In this engaging novel, a Czech astronaut travels alone to investigate a purple dust cloud in the asteroid belt. He is a national hero but becomes lonely almost immediately, desperately so when he learns that his wife has left him in the months since he launched. Who left whom?
Alone and depressed, he discovers or imagines an alien in his ship, an alien also very far from home who can never go back. When the purple cloud threatens them both, they become resigned to their deaths, but the astronaut is improbably saved by a secret Russian spaceship investigating the cloud. The Russian ship crash-lands back on Earth and everyone else is killed but the Czech astronaut miraculously survives. He is presumed dead and he keeps it that way. Should he try to find his estranged wife?
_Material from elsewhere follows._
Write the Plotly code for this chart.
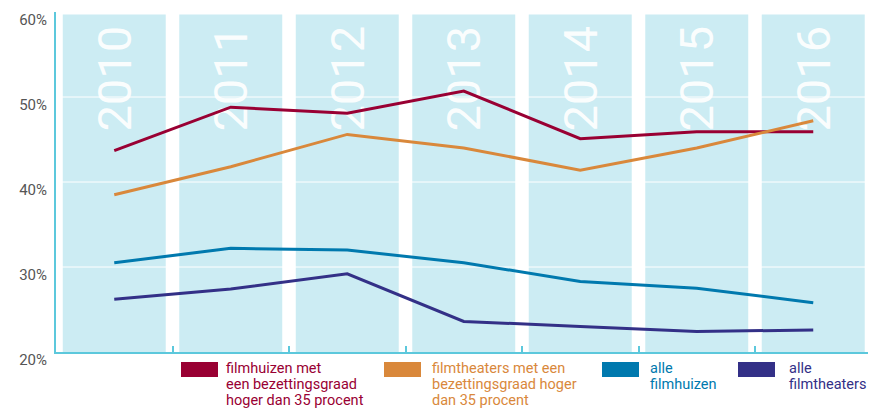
import plotly.graph_objects as go

years = ["2010", "2011", "2012", "2013", "2014", "2015", "2016"]
filmhuizen_35 = [43.7, 48.8, 48.1, 50.7, 45.1, 45.9, 45.9]
filmtheaters_35 = [38.5, 41.8, 45.6, 44.0, 41.4, 44.0, 47.2]
alle_filmhuizen = [30.5, 32.2, 32.0, 30.5, 28.3, 27.5, 25.8]
alle_filmtheaters = [26.2, 27.4, 29.2, 23.6, 23.0, 22.4, 22.6]
grid_values = [30, 40, 50]

series = [
    ("filmhuizen met<br>een bezettingsgraad<br>hoger dan 35 procent", filmhuizen_35, "#990033"),
    ("filmtheaters met een<br>bezettingsgraad hoger<br>dan 35 procent", filmtheaters_35, "#d9883b"),
    ("alle<br>filmhuizen", alle_filmhuizen, "#0079ae"),
    ("alle<br>filmtheaters", alle_filmtheaters, "#333087"),
]

W, H = 872, 410
L, R, T, B = 56, 4, 12, 58
PW = W - L - R
PH = H - T - B
Y0, Y1 = 20, 60
X0, X1 = -0.5, 6.47


def px2paper_x(px):
    return (px - L) / PW


def px2paper_y(py):
    return (H - B - py) / PH


xs = list(range(len(years)))
fig = go.Figure()

# background bands (one per year)
band_top = 59.7
fig.add_trace(go.Bar(x=xs, y=[band_top - Y0] * len(xs), base=Y0, width=0.884,
                     marker=dict(color="#ccecf3", line_width=0), hoverinfo="skip",
                     showlegend=False))
# year labels inside each band (transparent bar used as text holder)
lab_center, lab_half = 52.15, 8.0
fig.add_trace(go.Bar(x=xs, y=[2 * lab_half] * len(xs), base=lab_center - lab_half, width=0.884,
                     marker=dict(color="rgba(0,0,0,0)", line_width=0), hoverinfo="skip",
                     text=years, textposition="inside", insidetextanchor="middle",
                     textangle=-90, constraintext="none",
                     textfont=dict(family="Roboto", size=47, color="rgba(255,255,255,0.93)"),
                     showlegend=False))

# white gridlines over the bands
for gv in grid_values:
    fig.add_trace(go.Scatter(x=[X0, X1], y=[gv, gv], mode="lines",
                             line=dict(color="white", width=1), hoverinfo="skip",
                             showlegend=False))

for name, vals, color in series:
    fig.add_trace(go.Scatter(x=xs, y=vals, mode="lines", name=name.replace("<br>", " "),
                             line=dict(color=color, width=3), showlegend=False))

# manual legend
leg_swatch_x = [181, 384, 602, 738]
leg_text_x = [224, 430, 648, 787]
for k, (name, vals, color) in enumerate(series):
    x0 = leg_swatch_x[k]
    fig.add_shape(type="rect", xref="paper", yref="paper",
                  x0=px2paper_x(x0), x1=px2paper_x(x0 + 37),
                  y0=px2paper_y(377), y1=px2paper_y(362),
                  fillcolor=color, line_width=0)
    for j, line in enumerate(name.split("<br>")):
        fig.add_annotation(xref="paper", yref="paper", x=px2paper_x(leg_text_x[k]),
                           y=px2paper_y(368 + 16 * j), xanchor="left", yanchor="middle",
                           text=line, showarrow=False,
                           font=dict(family="Roboto", size=14.5, color=color))

axis_col = "#5cc8dc"
fig.update_xaxes(range=[X0, X1], showgrid=False, zeroline=False, showline=True,
                 linecolor=axis_col, linewidth=2, ticks="inside", ticklen=6, tickcolor=axis_col,
                 tickwidth=1.5, tickvals=[0.5, 1.5, 2.5, 3.5, 4.5, 5.5, 6.47],
                 showticklabels=False)
fig.update_yaxes(range=[Y0, Y1], dtick=10, tick0=20, showgrid=False,
                 zeroline=False, showline=True, linecolor=axis_col, linewidth=2, ticks="",
                 ticksuffix="%", ticklabelshift=8, ticklabelstandoff=4,
                 tickfont=dict(family="Roboto", size=15, color="#555555"))
fig.update_layout(width=W, height=H, margin=dict(l=L, r=R, t=T, b=B),
                  plot_bgcolor="white", paper_bgcolor="white", showlegend=False,
                  barmode="overlay")
fig.write_html("out.html", config={"displayModeBar": False},
               post_script="document.body.style.margin='0';")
Layered on this tale is the astronaut’s Proustian recall of his life as a child. His father was a torturer under the Soviet regime, and his family lived well by that occupation. Then came the revolution and the family was disgraced and driven from their home. When he returns from space he searches out the ruins of his childhood home, but is that a return? Is it possible for any of us to go back? To childhood, to a lost relationship, to a world that’s gone, to the person we were?
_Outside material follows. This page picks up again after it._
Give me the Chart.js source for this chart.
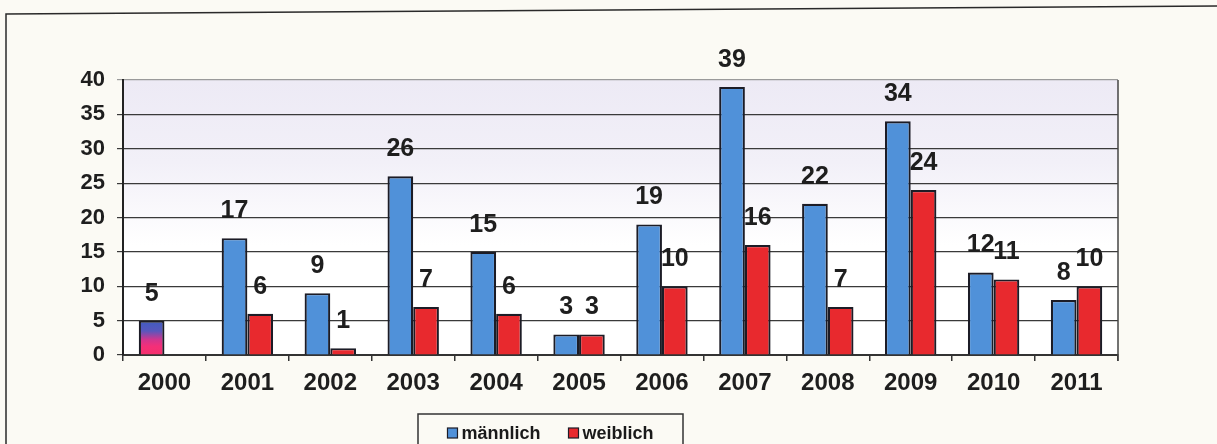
<!DOCTYPE html>
<html>
<head>
<meta charset="utf-8">
<script src="https://cdn.jsdelivr.net/npm/chart.js@4/dist/chart.umd.min.js"></script>
<style>
  html, body { margin: 0; padding: 0; background: #fbfaf4; }
  #wrap { width: 1217px; height: 444px; position: relative; }
</style>
</head>
<body>
<div id="wrap"><canvas id="genderChart"></canvas></div>
<script>
/* globals Chart:false */

const years = ['2000', '2001', '2002', '2003', '2004', '2005', '2006', '2007', '2008', '2009', '2010', '2011']
const maleCounts = [5, 17, 9, 26, 15, 3, 19, 39, 22, 34, 12, 8]
const femaleCounts = [null, 6, 1, 7, 6, 3, 10, 16, 7, 24, 11, 10]
const yTicks = [0, 5, 10, 15, 20, 25, 30, 35, 40]

const MALE_BLUE = '#5091d9'
const FEMALE_RED = '#e8292e'
const EDGE = '#1c1c26'
const FONT = '"Liberation Sans", Arial, sans-serif';

(() => {
  'use strict'

  const el = document.getElementById('genderChart')

  // the first year has one bar only, drawn blue fading into pink
  const maleFill = ctx => {
    const chart = ctx.chart
    const y = chart.scales && chart.scales.y
    if (ctx.dataIndex !== 0 || !y || !chart.chartArea) return MALE_BLUE
    const top = y.getPixelForValue(maleCounts[0])
    const bottom = y.getPixelForValue(0)
    const g = chart.ctx.createLinearGradient(0, top, 0, bottom)
    g.addColorStop(0, '#3f5cc0')
    g.addColorStop(0.3, '#5857bd')
    g.addColorStop(0.55, '#d0358f')
    g.addColorStop(0.75, '#f42f78')
    g.addColorStop(1, '#f5306c')
    return g
  }

  const backdrop = {
    id: 'backdrop',
    beforeDraw(chart) {
      const { ctx, chartArea: a } = chart
      ctx.save()
      ctx.fillStyle = '#fbfaf4'
      ctx.fillRect(0, 0, chart.width, chart.height)
      // outer frame
      ctx.strokeStyle = '#2a2a2a'
      ctx.lineWidth = 1.5
      ctx.beginPath()
      ctx.moveTo(6, chart.height)
      ctx.lineTo(6, 14)
      ctx.lineTo(chart.width, 6)
      ctx.stroke()
      // plot area tint
      const g = ctx.createLinearGradient(0, a.top, 0, a.bottom)
      g.addColorStop(0, '#edeaf5')
      g.addColorStop(0.3, '#f2f0f8')
      g.addColorStop(0.6, '#ffffff')
      g.addColorStop(1, '#ffffff')
      ctx.fillStyle = g
      ctx.fillRect(a.left, a.top, a.right - a.left, a.bottom - a.top)
      ctx.restore()
    },
    afterDraw(chart) {
      const { ctx, chartArea: a } = chart
      ctx.save()
      ctx.strokeStyle = '#444'
      ctx.lineWidth = 1.5
      ctx.beginPath()
      ctx.moveTo(a.right, a.top)
      ctx.lineTo(a.right, a.bottom + 6)
      ctx.stroke()

      // legend box
      ctx.font = `bold 18px ${FONT}`
      const items = chart.data.datasets.map(ds => ({ label: ds.label, color: ds.legendColor }))
      const sq = 10
      const gap = 4
      const spacing = 28
      const widths = items.map(it => sq + gap + ctx.measureText(it.label).width)
      const total = widths.reduce((s, w) => s + w, 0) + spacing * (items.length - 1)
      const boxLeft = 418
      const boxRight = 683
      const cy = 433
      ctx.strokeStyle = '#333'
      ctx.lineWidth = 1.5
      ctx.strokeRect(boxLeft, 414, boxRight - boxLeft, 60)
      let x = (boxLeft + boxRight) / 2 - total / 2
      ctx.textBaseline = 'middle'
      ctx.textAlign = 'left'
      items.forEach((it, i) => {
        ctx.fillStyle = it.color
        ctx.fillRect(x, cy - sq / 2, sq, sq)
        ctx.strokeStyle = EDGE
        ctx.lineWidth = 1.2
        ctx.strokeRect(x, cy - sq / 2, sq, sq)
        ctx.fillStyle = '#1a1a1a'
        ctx.fillText(it.label, x + sq + gap, cy + 1)
        x += widths[i] + spacing
      })
      ctx.restore()
    }
  }

  const valueLabels = {
    id: 'valueLabels',
    afterDatasetsDraw(chart) {
      const { ctx } = chart
      ctx.save()
      ctx.font = `bold 25px ${FONT}`
      ctx.fillStyle = '#1e1e1e'
      ctx.textAlign = 'center'
      ctx.textBaseline = 'middle'
      chart.data.datasets.forEach((ds, di) => {
        chart.getDatasetMeta(di).data.forEach((bar, i) => {
          const v = ds.data[i]
          if (v === null || v === undefined) return
          ctx.fillText(String(v), bar.x, bar.y - 27)
        })
      })
      ctx.restore()
    }
  }

  // eslint-disable-next-line no-unused-vars
  const genderChart = new Chart(el, {
    type: 'bar',
    data: {
      labels: years,
      datasets: [
        {
          label: 'männlich',
          data: maleCounts,
          backgroundColor: maleFill,
          legendColor: MALE_BLUE,
          borderColor: EDGE,
          borderWidth: 2.2
        },
        {
          label: 'weiblich',
          data: femaleCounts,
          backgroundColor: FEMALE_RED,
          legendColor: FEMALE_RED,
          borderColor: EDGE,
          borderWidth: 2.2
        }
      ]
    },
    options: {
      responsive: true,
      maintainAspectRatio: false,
      animation: false,
      categoryPercentage: 0.62,
      barPercentage: 1.0,
      layout: { padding: { top: 80, right: 99, left: 0, bottom: 0 } },
      plugins: {
        legend: { display: false },
        tooltip: { enabled: false }
      },
      scales: {
        x: {
          afterFit: s => { s.height = 89 },
          grid: {
            offset: true,
            drawOnChartArea: false,
            drawTicks: true,
            tickLength: 6,
            color: '#333',
            lineWidth: 1.5
          },
          border: { display: true, color: '#333', width: 2 },
          ticks: {
            padding: 8,
            color: '#1e1e1e',
            font: { family: FONT, size: 24, weight: 'bold' }
          }
        },
        y: {
          min: 0,
          max: 40,
          afterFit: s => { s.width = 123 },
          afterBuildTicks: s => { s.ticks = yTicks.map(v => ({ value: v })) },
          grid: {
            drawTicks: true,
            tickLength: 6,
            color: ctx => (ctx.tick && ctx.tick.value === 40 ? '#9a9a9a' : '#3a3a3a'),
            lineWidth: 1.2
          },
          border: { display: true, color: '#222', width: 2 },
          ticks: {
            padding: 12,
            color: '#1e1e1e',
            font: { family: FONT, size: 22, weight: 'bold' }
          }
        }
      }
    },
    plugins: [backdrop, valueLabels]
  })
})()
</script>
</body>
</html>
Having the astronaut literally leave earth was the perfect device. He didn’t just go on the road in some mythical hero’s journey. He left the planet, all of humanity, all of the world, and became a monad in the void. But life goes on. History turns. People change. You can be a part of that or not.
It’s an engaging story, about real issues, with some genuinely moving moments. Is it sci-fi? No. The space journey is a metaphor for leaving everything behind. Is it psi-fi? It is an excellent psychological story, about what it means to isolate yourself and be alone, and about the siren of the connected past. But that story could have been written about a solo long-distance sailor, a hermit monk, a reclusive spy. While there are some well-rendered details of life in space, the science is window-dressing. The novel does not show how the exigencies of living in a technological world affect one’s psychology, so it doesn’t qualify as psi-fi. It’s more about how arbitrary turns of history affect a person. Hi-fi? Recommended.
Kalfar, Jaroslav (2017). Spaceman of Bohemia. London: Sceptre/Hachette, In US: Little, Brown (273 pp).